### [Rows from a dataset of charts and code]

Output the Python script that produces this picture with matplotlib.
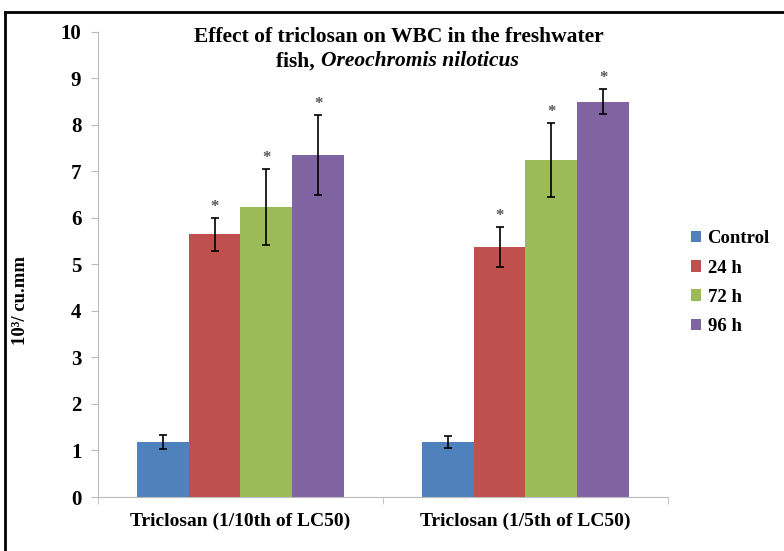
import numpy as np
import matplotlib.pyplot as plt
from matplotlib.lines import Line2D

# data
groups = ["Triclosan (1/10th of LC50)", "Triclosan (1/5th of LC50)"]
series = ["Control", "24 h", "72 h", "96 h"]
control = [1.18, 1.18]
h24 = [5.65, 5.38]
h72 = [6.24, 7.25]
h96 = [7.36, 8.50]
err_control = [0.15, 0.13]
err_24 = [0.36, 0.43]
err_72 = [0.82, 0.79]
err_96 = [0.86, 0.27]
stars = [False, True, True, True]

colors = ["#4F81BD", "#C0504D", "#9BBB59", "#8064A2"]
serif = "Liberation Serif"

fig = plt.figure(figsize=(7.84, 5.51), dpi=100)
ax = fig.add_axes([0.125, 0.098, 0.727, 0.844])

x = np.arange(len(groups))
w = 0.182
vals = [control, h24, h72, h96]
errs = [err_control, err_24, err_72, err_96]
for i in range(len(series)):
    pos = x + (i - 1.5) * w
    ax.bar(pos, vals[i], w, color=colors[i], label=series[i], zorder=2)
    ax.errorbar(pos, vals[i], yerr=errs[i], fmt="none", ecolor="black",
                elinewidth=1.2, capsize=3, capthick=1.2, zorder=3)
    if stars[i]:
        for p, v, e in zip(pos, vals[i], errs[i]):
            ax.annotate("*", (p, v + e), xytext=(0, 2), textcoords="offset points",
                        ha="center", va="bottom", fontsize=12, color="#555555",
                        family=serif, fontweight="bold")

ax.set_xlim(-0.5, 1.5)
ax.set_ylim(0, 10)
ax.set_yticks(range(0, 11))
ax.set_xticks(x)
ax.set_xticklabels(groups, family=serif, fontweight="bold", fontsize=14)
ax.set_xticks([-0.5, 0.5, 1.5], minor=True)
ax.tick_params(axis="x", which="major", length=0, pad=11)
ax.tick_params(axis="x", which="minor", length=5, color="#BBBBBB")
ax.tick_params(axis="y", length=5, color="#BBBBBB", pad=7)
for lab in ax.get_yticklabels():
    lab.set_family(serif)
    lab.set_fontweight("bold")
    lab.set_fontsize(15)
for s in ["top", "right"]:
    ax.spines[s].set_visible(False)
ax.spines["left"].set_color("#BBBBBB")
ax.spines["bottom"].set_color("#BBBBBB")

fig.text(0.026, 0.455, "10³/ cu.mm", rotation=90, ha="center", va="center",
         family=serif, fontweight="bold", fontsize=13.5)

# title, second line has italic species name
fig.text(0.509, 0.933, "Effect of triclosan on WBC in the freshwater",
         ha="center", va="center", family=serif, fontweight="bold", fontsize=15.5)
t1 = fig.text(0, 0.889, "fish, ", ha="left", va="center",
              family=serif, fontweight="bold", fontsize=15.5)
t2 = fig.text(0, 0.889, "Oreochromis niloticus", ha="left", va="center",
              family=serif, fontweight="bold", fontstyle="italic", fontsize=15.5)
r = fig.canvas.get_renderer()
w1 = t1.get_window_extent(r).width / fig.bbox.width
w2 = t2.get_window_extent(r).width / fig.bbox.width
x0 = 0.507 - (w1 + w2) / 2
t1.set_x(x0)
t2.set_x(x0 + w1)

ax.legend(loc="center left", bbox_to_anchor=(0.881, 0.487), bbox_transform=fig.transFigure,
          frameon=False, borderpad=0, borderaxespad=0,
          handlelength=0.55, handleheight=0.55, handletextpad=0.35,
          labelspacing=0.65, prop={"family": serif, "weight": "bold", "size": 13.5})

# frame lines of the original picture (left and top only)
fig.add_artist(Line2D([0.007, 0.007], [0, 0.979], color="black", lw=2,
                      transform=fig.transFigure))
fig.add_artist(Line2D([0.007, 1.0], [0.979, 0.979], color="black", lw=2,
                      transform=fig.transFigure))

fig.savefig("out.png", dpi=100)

...

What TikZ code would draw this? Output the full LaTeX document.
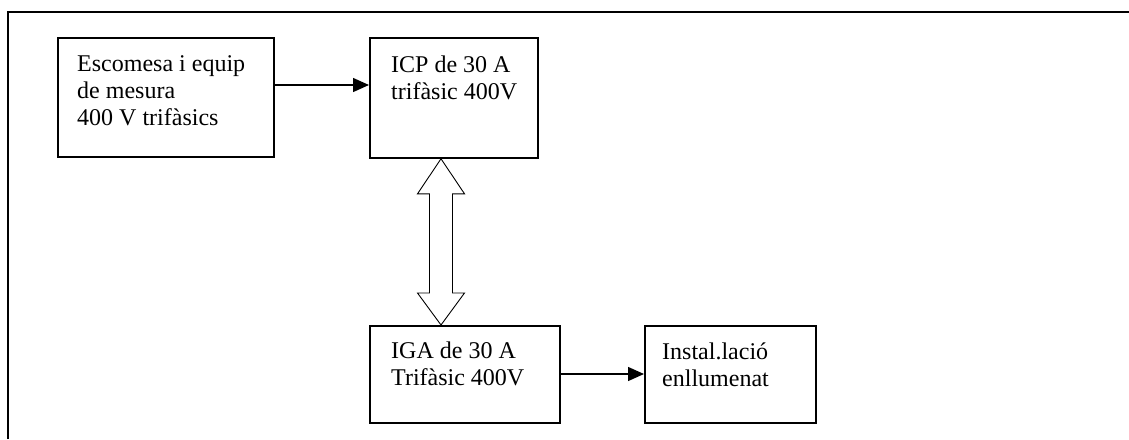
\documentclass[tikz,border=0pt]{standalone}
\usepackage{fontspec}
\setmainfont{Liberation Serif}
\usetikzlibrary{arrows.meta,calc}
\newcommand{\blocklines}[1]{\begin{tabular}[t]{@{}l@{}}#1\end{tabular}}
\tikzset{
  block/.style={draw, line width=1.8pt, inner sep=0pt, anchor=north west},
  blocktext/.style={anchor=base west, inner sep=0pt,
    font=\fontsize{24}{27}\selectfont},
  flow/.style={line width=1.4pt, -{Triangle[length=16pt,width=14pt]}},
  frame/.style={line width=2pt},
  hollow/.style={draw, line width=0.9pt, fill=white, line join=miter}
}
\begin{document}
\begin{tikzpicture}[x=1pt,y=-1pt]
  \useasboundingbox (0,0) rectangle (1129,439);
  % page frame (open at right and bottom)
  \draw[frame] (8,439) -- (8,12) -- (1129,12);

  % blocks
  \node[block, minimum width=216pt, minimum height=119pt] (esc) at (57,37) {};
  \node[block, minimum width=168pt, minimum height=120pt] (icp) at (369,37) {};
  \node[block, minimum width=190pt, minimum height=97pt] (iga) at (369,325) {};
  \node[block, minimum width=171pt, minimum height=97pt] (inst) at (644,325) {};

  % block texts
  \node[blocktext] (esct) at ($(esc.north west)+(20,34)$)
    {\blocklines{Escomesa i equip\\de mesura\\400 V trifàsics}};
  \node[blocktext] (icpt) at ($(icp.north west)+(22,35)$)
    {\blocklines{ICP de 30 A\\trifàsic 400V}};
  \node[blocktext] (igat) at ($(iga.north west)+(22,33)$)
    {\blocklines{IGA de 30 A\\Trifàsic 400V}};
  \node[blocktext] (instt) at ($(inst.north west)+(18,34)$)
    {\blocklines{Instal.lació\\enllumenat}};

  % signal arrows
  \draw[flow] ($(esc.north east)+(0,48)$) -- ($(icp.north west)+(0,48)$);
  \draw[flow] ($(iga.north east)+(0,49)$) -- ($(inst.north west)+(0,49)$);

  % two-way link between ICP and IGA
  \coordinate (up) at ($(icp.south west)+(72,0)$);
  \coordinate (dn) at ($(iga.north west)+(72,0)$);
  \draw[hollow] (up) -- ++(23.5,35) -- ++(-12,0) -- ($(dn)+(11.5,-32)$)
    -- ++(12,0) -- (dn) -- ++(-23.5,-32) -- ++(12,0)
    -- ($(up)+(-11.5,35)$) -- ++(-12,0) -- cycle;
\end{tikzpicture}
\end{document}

### [WHAT THIS TASK INVOLVES]
Leave out the pictures, and copy only the lines from the one holding "What TikZ code" through the one holding "-- ($(inst.north west)+(0,49)$);", exactly as written.

### [EXPECTED OUTPUT]
What TikZ code would draw this? Output the full LaTeX document.
\documentclass[tikz,border=0pt]{standalone}
\usepackage{fontspec}
\setmainfont{Liberation Serif}
\usetikzlibrary{arrows.meta,calc}
\newcommand{\blocklines}[1]{\begin{tabular}[t]{@{}l@{}}#1\end{tabular}}
\tikzset{
  block/.style={draw, line width=1.8pt, inner sep=0pt, anchor=north west},
  blocktext/.style={anchor=base west, inner sep=0pt,
    font=\fontsize{24}{27}\selectfont},
  flow/.style={line width=1.4pt, -{Triangle[length=16pt,width=14pt]}},
  frame/.style={line width=2pt},
  hollow/.style={draw, line width=0.9pt, fill=white, line join=miter}
}
\begin{document}
\begin{tikzpicture}[x=1pt,y=-1pt]
  \useasboundingbox (0,0) rectangle (1129,439);
  % page frame (open at right and bottom)
  \draw[frame] (8,439) -- (8,12) -- (1129,12);

  % blocks
  \node[block, minimum width=216pt, minimum height=119pt] (esc) at (57,37) {};
  \node[block, minimum width=168pt, minimum height=120pt] (icp) at (369,37) {};
  \node[block, minimum width=190pt, minimum height=97pt] (iga) at (369,325) {};
  \node[block, minimum width=171pt, minimum height=97pt] (inst) at (644,325) {};

  % block texts
  \node[blocktext] (esct) at ($(esc.north west)+(20,34)$)
    {\blocklines{Escomesa i equip\\de mesura\\400 V trifàsics}};
  \node[blocktext] (icpt) at ($(icp.north west)+(22,35)$)
    {\blocklines{ICP de 30 A\\trifàsic 400V}};
  \node[blocktext] (igat) at ($(iga.north west)+(22,33)$)
    {\blocklines{IGA de 30 A\\Trifàsic 400V}};
  \node[blocktext] (instt) at ($(inst.north west)+(18,34)$)
    {\blocklines{Instal.lació\\enllumenat}};

  % signal arrows
  \draw[flow] ($(esc.north east)+(0,48)$) -- ($(icp.north west)+(0,48)$);
  \draw[flow] ($(iga.north east)+(0,49)$) -- ($(inst.north west)+(0,49)$);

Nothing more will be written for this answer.